*Work required*: Write out the opening lines of the data word for word, up to and including the line with "1420, 1430, 1440];", and leave every picture and every later line out.
** start Dataset extract **
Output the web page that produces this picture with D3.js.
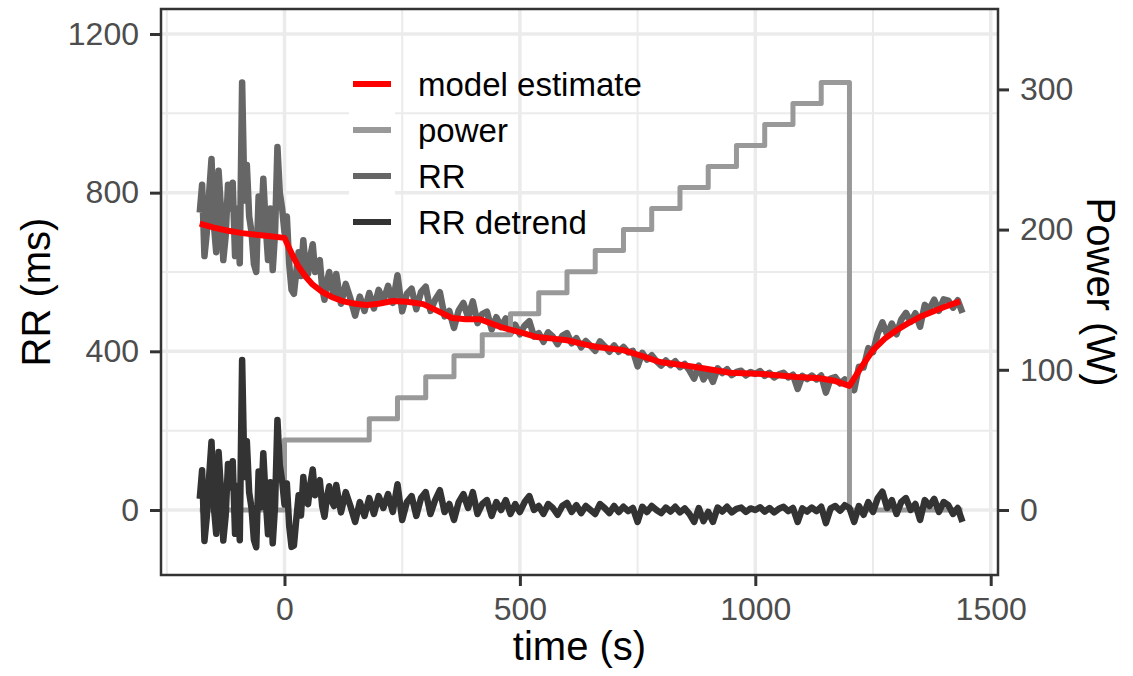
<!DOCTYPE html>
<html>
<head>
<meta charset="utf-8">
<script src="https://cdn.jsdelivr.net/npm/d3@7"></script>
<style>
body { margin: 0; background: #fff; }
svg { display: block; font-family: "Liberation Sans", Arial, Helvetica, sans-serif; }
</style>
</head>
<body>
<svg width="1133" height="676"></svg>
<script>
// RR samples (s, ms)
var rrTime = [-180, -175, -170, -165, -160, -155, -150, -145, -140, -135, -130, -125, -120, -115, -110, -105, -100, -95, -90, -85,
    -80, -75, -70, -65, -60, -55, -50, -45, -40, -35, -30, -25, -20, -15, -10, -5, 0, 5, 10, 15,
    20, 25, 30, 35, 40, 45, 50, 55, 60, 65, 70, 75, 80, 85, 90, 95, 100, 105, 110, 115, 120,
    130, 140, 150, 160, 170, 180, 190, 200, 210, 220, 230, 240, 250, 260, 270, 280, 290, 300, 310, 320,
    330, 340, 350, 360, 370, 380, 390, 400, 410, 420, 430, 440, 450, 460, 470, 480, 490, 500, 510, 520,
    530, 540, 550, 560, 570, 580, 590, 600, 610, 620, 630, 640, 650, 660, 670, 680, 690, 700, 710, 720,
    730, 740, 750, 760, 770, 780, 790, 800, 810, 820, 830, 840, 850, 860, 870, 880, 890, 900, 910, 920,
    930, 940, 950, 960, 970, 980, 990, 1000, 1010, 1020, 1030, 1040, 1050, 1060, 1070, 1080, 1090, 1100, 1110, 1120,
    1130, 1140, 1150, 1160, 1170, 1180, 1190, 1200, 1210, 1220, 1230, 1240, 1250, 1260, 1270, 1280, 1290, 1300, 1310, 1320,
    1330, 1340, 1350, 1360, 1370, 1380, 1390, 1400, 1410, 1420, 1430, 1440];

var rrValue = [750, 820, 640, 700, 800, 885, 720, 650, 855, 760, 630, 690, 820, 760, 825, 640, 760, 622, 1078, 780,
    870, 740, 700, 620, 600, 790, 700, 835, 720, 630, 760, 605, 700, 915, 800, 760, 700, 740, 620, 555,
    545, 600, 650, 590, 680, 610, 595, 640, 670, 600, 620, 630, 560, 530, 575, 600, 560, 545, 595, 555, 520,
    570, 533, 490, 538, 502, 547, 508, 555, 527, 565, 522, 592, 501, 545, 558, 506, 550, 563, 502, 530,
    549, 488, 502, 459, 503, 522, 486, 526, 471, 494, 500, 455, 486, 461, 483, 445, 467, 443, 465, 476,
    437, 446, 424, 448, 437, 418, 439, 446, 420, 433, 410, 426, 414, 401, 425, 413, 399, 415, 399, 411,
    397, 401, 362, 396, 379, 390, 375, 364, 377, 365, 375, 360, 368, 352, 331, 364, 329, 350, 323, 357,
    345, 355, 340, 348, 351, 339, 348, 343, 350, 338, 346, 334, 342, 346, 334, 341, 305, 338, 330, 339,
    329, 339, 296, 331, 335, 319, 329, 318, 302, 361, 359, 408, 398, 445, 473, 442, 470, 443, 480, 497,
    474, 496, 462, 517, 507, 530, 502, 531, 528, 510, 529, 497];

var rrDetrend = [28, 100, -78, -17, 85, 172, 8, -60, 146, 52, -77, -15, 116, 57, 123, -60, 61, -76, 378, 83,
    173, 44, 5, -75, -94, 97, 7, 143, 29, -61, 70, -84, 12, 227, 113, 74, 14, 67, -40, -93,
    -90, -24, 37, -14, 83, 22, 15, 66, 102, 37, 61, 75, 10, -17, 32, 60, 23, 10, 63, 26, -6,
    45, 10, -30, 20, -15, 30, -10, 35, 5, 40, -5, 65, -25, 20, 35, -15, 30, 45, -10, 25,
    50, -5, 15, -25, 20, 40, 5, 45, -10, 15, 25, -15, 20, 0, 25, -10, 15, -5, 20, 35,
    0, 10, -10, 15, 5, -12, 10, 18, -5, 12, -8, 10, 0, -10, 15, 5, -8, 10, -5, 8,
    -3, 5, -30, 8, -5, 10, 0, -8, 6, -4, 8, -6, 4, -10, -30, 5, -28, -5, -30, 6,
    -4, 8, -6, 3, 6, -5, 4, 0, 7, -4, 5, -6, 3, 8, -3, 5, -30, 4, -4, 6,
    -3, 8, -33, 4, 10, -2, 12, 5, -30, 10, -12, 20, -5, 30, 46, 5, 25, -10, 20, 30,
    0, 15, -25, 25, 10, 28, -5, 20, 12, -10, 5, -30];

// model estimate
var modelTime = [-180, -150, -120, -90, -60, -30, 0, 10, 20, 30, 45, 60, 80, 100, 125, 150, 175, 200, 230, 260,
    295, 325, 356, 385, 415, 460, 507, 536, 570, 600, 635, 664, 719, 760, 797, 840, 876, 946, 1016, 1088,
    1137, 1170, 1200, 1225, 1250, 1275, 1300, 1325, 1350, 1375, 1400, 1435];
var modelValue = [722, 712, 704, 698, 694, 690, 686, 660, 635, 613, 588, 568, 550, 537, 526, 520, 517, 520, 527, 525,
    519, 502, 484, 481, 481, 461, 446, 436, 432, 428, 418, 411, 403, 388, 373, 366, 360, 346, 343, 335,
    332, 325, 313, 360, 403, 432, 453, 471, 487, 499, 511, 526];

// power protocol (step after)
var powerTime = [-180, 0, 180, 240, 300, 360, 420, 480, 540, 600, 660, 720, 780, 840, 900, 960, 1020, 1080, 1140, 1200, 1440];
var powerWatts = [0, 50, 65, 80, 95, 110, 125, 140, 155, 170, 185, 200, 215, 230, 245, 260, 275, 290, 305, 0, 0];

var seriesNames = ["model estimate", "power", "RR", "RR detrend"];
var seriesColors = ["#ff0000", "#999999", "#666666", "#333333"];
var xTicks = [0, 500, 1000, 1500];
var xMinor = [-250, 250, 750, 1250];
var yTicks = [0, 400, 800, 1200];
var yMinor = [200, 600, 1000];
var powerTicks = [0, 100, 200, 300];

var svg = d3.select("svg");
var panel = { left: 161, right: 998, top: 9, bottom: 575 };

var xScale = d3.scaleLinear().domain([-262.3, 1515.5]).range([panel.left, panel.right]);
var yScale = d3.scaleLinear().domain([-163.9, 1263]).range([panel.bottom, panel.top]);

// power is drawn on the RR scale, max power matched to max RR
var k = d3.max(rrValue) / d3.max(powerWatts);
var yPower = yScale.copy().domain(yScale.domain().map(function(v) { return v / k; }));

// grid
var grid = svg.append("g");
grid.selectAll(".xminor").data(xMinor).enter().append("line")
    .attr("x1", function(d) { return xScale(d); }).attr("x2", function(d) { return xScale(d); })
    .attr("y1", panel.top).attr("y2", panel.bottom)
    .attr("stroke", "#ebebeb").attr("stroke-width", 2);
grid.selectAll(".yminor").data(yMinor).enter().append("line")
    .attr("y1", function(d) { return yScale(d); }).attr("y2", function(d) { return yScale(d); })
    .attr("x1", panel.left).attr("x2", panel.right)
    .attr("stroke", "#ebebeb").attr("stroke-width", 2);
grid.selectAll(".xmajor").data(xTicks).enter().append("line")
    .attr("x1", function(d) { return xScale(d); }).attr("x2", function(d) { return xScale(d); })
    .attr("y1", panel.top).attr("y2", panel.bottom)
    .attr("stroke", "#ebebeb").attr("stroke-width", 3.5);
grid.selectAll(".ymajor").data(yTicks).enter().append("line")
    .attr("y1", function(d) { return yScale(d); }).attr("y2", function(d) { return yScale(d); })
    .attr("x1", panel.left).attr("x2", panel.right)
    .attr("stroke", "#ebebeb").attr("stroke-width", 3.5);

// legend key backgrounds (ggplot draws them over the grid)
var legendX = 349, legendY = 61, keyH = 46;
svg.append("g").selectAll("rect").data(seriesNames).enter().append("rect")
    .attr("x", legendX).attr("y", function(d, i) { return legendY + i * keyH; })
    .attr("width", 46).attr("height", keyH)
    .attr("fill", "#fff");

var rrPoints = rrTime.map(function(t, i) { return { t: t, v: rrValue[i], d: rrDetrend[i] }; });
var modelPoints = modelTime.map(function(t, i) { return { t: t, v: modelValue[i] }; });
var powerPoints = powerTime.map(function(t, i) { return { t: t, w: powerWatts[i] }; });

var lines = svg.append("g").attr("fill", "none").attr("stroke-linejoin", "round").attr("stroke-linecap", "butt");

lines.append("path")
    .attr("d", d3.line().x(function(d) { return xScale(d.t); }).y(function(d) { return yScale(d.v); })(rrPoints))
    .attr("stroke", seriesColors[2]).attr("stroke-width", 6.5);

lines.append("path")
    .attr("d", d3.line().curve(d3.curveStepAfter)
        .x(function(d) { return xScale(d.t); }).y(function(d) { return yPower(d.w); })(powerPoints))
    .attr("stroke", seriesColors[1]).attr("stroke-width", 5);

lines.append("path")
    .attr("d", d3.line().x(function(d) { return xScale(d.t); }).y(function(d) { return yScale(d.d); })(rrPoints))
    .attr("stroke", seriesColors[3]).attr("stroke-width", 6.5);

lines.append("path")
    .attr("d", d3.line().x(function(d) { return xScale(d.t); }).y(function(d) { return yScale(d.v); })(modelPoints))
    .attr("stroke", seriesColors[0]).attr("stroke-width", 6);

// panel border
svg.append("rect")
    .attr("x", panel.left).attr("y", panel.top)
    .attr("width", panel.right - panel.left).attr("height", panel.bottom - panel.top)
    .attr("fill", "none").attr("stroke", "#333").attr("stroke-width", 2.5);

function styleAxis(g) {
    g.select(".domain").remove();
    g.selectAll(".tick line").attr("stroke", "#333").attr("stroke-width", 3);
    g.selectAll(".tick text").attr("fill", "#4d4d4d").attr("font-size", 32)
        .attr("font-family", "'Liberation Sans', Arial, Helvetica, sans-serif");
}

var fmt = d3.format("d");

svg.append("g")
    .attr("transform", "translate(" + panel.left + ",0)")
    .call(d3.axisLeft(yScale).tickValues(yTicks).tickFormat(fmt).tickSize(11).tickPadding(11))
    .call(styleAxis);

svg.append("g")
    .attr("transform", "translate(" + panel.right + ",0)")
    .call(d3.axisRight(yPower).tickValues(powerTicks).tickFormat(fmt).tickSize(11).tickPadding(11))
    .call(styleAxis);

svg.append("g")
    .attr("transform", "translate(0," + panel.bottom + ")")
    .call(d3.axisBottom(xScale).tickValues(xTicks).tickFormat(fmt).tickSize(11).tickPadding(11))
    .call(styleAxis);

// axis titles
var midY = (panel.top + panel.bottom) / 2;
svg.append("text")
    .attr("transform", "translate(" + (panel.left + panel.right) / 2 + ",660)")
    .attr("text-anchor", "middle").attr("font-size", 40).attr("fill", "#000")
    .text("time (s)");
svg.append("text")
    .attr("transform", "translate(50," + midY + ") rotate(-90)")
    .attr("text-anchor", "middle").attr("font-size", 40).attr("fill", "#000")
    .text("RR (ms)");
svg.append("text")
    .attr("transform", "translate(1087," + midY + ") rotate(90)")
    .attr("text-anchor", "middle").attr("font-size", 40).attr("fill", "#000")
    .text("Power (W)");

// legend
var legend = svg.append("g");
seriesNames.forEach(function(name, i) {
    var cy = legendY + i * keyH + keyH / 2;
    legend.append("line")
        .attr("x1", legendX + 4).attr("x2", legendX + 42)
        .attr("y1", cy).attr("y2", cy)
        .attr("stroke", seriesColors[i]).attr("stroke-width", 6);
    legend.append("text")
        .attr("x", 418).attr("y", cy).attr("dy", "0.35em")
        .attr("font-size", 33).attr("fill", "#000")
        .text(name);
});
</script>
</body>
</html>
** end Dataset extract **
*Output for this task*:
Output the web page that produces this picture with D3.js.
<!DOCTYPE html>
<html>
<head>
<meta charset="utf-8">
<script src="https://cdn.jsdelivr.net/npm/d3@7"></script>
<style>
body { margin: 0; background: #fff; }
svg { display: block; font-family: "Liberation Sans", Arial, Helvetica, sans-serif; }
</style>
</head>
<body>
<svg width="1133" height="676"></svg>
<script>
// RR samples (s, ms)
var rrTime = [-180, -175, -170, -165, -160, -155, -150, -145, -140, -135, -130, -125, -120, -115, -110, -105, -100, -95, -90, -85,
    -80, -75, -70, -65, -60, -55, -50, -45, -40, -35, -30, -25, -20, -15, -10, -5, 0, 5, 10, 15,
    20, 25, 30, 35, 40, 45, 50, 55, 60, 65, 70, 75, 80, 85, 90, 95, 100, 105, 110, 115, 120,
    130, 140, 150, 160, 170, 180, 190, 200, 210, 220, 230, 240, 250, 260, 270, 280, 290, 300, 310, 320,
    330, 340, 350, 360, 370, 380, 390, 400, 410, 420, 430, 440, 450, 460, 470, 480, 490, 500, 510, 520,
    530, 540, 550, 560, 570, 580, 590, 600, 610, 620, 630, 640, 650, 660, 670, 680, 690, 700, 710, 720,
    730, 740, 750, 760, 770, 780, 790, 800, 810, 820, 830, 840, 850, 860, 870, 880, 890, 900, 910, 920,
    930, 940, 950, 960, 970, 980, 990, 1000, 1010, 1020, 1030, 1040, 1050, 1060, 1070, 1080, 1090, 1100, 1110, 1120,
    1130, 1140, 1150, 1160, 1170, 1180, 1190, 1200, 1210, 1220, 1230, 1240, 1250, 1260, 1270, 1280, 1290, 1300, 1310, 1320,
    1330, 1340, 1350, 1360, 1370, 1380, 1390, 1400, 1410, 1420, 1430, 1440];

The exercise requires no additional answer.